A cidade, com cerca de um milhão de habitantes, tem uma parte plana e outra encravada nos morros, ora unidas, ora separadas. Semeadas de palacetes e iluminadas, à noite, por grandes globos elétricos, dão uma visão maravilhosa, que leva a sonhar. Há palacetes belos e limpos, especialmente na Avenida Rio Branco, que fica na parte mais bonita e aristocrática do Rio de Janeiro, capital da Federação dos Estados Brasileiros.

Há uma lindíssima catedral; é sede cardinalícia. O presidente e todo o governo moram em Petrópolis, cidade que dista poucos quilômetros do Rio. Freqüentemente se encontram belas carruagens puxadas por dois ou quatro cavalos, levando a passeio famílias de negros, que no Rio de Janeiro são numerosos e ricos; muitos, os automóveis. Em geral, a vida dos brasileiros é alegre e divertida, os quais passeiam pelas calçadas, compõem músicas e as cantam alegremente.

Fomos imediatamente enviados para a Ilha das Flores, que é a ilha dos imigrantes. Conosco, todas as famílias italianas que de Trieste vieram junto. Estas procuraram logo acomodar-se nas espaçosas salas e salões, onde pernoitariam e aguardariam o trâmite da documentação necessária antes de prosseguir para suas destinações. Nós cuidamos das nossas malas, e depois, junto com Pe. Sanson e seus três sobrinhos, livramo-nos em pouco tempo do pessoal da imigração e fomos para a cidade, hospedando-nos no Hotel Itália.
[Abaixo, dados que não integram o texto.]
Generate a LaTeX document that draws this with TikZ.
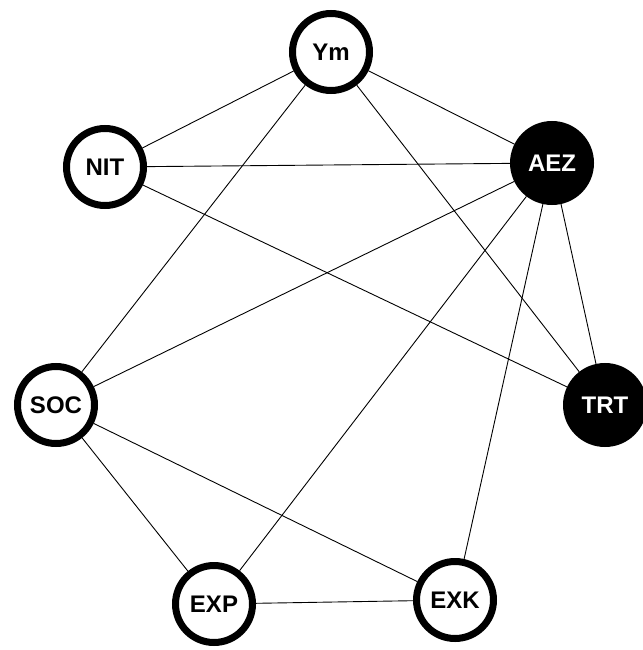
\documentclass[tikz,border=0pt]{standalone}
\usepackage{fontspec}
\setmainfont{Liberation Sans}
\begin{document}
\begin{tikzpicture}[x=1pt,y=-1pt,
  wnode/.style={circle,draw=black,fill=white,line width=7pt,minimum size=77pt,inner sep=0pt,font=\fontsize{24}{24}\selectfont\bfseries},
  bnode/.style={circle,draw=black,fill=black,text=white,line width=7pt,minimum size=77pt,inner sep=0pt,font=\fontsize{24}{24}\selectfont\bfseries},
  edge/.style={draw=black,line width=0.9pt}]
\useasboundingbox (0,0) rectangle (642,650);
\node[wnode] (ym) at (331,52) {Ym};
\node[wnode] (nit) at (105,167) {NIT};
\node[bnode] (aez) at (552,163) {AEZ};
\node[wnode] (soc) at (56,405) {SOC};
\node[bnode] (trt) at (605,405) {TRT};
\node[wnode] (exp) at (214,604) {EXP};
\node[wnode] (exk) at (455,600) {EXK};
\draw[edge] (ym) -- (nit);
\draw[edge] (ym) -- (aez);
\draw[edge] (ym) -- (soc);
\draw[edge] (ym) -- (trt);
\draw[edge] (nit) -- (aez);
\draw[edge] (nit) -- (trt);
\draw[edge] (aez) -- (soc);
\draw[edge] (aez) -- (exp);
\draw[edge] (aez) -- (exk);
\draw[edge] (aez) -- (trt);
\draw[edge] (soc) -- (exp);
\draw[edge] (soc) -- (exk);
\draw[edge] (exp) -- (exk);
\end{tikzpicture}
\end{document}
Pouco ou nada compreendíamos da língua portuguesa. Portanto dependíamos totalmente de Pe. Sanson. Chegou a hora do jantar. Num salão comprido, com muitos brasileiros, sentados numa grande mesa, nos foram servidos grandes pratos de arroz branco fumegante, feijão e grandes pedaços de carne. Olhamos ao redor e depois de termos esmagado o feijão e misturado o arroz com a carne e outras verduras, terminamos nossa janta, regando tudo com água fresca. Já estávamos instalados, e depois de alguma prosa, fomos para a cama, que parecia girar de um lado para outro como no navio, sensação que ficou após vinte e dois dias de viagem, de Trieste ao Rio de Janeiro.

Era precisamente o dia 2 de dezembro de 1910. Despedimo-nos com “boa noite” e “até amanhã”.